On Aug 31, 2011, at 7:47 PM, Matt Palmer wrote:
Configuration management doesn't imply reliability on a giant central
server infrastructure that's going to have to be scaled and managed
itself.
You don't necessarily need a giant central server infrastructure to support a good Infrastructure CM, whether that's Puppet, Chef, or any other such tool. If these tools are doing their job, and if they are being used appropriately, they should be able to be used to manage large numbers of servers without themselves needing a great deal of horsepower to accomplish that job.
Of course, a lot depends on what you're asking them to do and how you're asking them to do that. But Chef is using RabbitMQ in Erlang to handle some of the most timing-critical message passing and work queue handling, and that is extremely efficient and very low-latency, in addition to being very high reliability. That kind of stuff can scale up about as big as anything on the Internet, and without a great deal of its own internal overhead.
My system configuration is all data... "this is what I want to
happen". A list of packages is no more code or data than the fact
that I want those packages installed, and not removed. I want to
revision control it all.
You're installing a large list of packages, each of which has it's own major and minor number that also need to be tracked. You want to update a big hairy long list of code every single time one of those packages has been updated and you want to push that out to all your machines? And do you maintain different versions of this code for different platforms that might need slightly different sets of versions of the packages that are installed?
If you want to do it that way, I guess that's possible.

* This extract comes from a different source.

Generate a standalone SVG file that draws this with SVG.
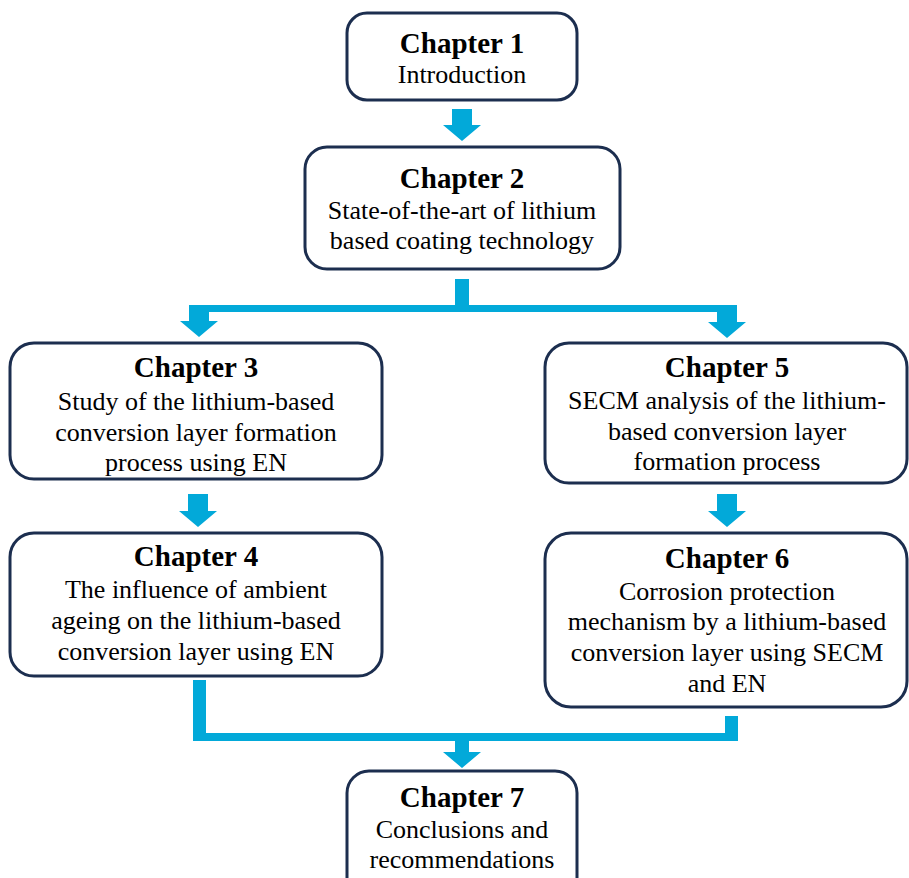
<svg xmlns="http://www.w3.org/2000/svg" width="909" height="878" viewBox="0 0 909 878">
<style>
.box{fill:#fff;stroke:#1c2e4f;stroke-width:3}
.t{font-family:"Liberation Serif","Times New Roman",serif;font-size:29px;font-weight:bold;fill:#000;text-anchor:middle}
.b{font-family:"Liberation Serif","Times New Roman",serif;font-size:26px;fill:#000;text-anchor:middle}
.c{fill:#02a9d9;stroke:none}
</style>
<rect width="909" height="878" fill="#fff"/>
<g id="connectors">
<path class="c" d="M452,109 H472 V125 H481 L462,141 L443,125 H452 Z"/>
<path class="c" d="M455,279 H469 V305 H737 V322 H746 L727,338 L708,322 H717 V312 H209 V321 H218 L199,337 L180,321 H189 V305 H455 Z"/>
<path class="c" d="M188,494 H208 V511 H217 L198,527 L179,511 H188 Z"/>
<path class="c" d="M717,494 H737 V511 H746 L727,527 L708,511 H717 Z"/>
<path class="c" d="M193,680 H206 V733 H725 V716 H738 V741 H469 V752 H481 L462,768 L443,752 H455 V741 H193 Z"/>
</g>
<g id="ch1">
<rect class="box" x="347" y="13" width="230" height="87" rx="20"/>
<text class="t" x="462" y="53">Chapter 1</text>
<text class="b" x="462" y="83">Introduction</text>
</g>
<g id="ch2">
<rect class="box" x="305" y="147" width="315" height="122" rx="22"/>
<text class="t" x="462" y="188">Chapter 2</text>
<text class="b" x="462" y="219">State-of-the-art of lithium</text>
<text class="b" x="462" y="249">based coating technology</text>
</g>
<g id="ch3">
<rect class="box" x="10" y="343" width="372" height="136" rx="24"/>
<text class="t" x="196" y="377">Chapter 3</text>
<text class="b" x="196" y="410">Study of the lithium-based</text>
<text class="b" x="196" y="441">conversion layer formation</text>
<text class="b" x="196" y="471">process using EN</text>
</g>
<g id="ch5">
<rect class="box" x="545" y="343" width="362" height="140" rx="24"/>
<text class="t" x="727" y="377">Chapter 5</text>
<text class="b" x="727" y="409">SECM analysis of the lithium-</text>
<text class="b" x="727" y="440">based conversion layer</text>
<text class="b" x="727" y="470">formation process</text>
</g>
<g id="ch4">
<rect class="box" x="10" y="533" width="372" height="143" rx="24"/>
<text class="t" x="196" y="566">Chapter 4</text>
<text class="b" x="196" y="598">The influence of ambient</text>
<text class="b" x="196" y="629">ageing on the lithium-based</text>
<text class="b" x="196" y="660">conversion layer using EN</text>
</g>
<g id="ch6">
<rect class="box" x="545" y="533" width="362" height="174" rx="26"/>
<text class="t" x="727" y="568">Chapter 6</text>
<text class="b" x="727" y="600">Corrosion protection</text>
<text class="b" x="727" y="630">mechanism by a lithium-based</text>
<text class="b" x="727" y="661">conversion layer using SECM</text>
<text class="b" x="727" y="692">and EN</text>
</g>
<g id="ch7">
<rect class="box" x="347" y="771" width="230" height="130" rx="22"/>
<text class="t" x="462" y="807">Chapter 7</text>
<text class="b" x="462" y="838">Conclusions and</text>
<text class="b" x="462" y="868">recommendations</text>
</g>
</svg>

Personally, I would consider that to be quite painful as compared to updating the information in a databag and have the remote chef clients figure out which systems are impacted by a major or minor version update for one of the packages it might or might not be using. And I'd have different lists of packages in the databag for each set of production, development, QA/test systems, etc.... So, my production list of packages would not change very often at all, but my development or QA/test sets of packages might change more often -- and I'd have the same recipe running on all these sets of machines, with each type of machine knowing that it needs to pull different data out of the databag based on the role that particular machine was filling.
But maybe that's just me.
The installation script is simple and easy to read, if the syntax is
appropriate.
If you've got a long hairy list of packages to install that is included inside the code that is supposed to install those packages, I wouldn't call that simple or easy to read. But again, maybe that's just me.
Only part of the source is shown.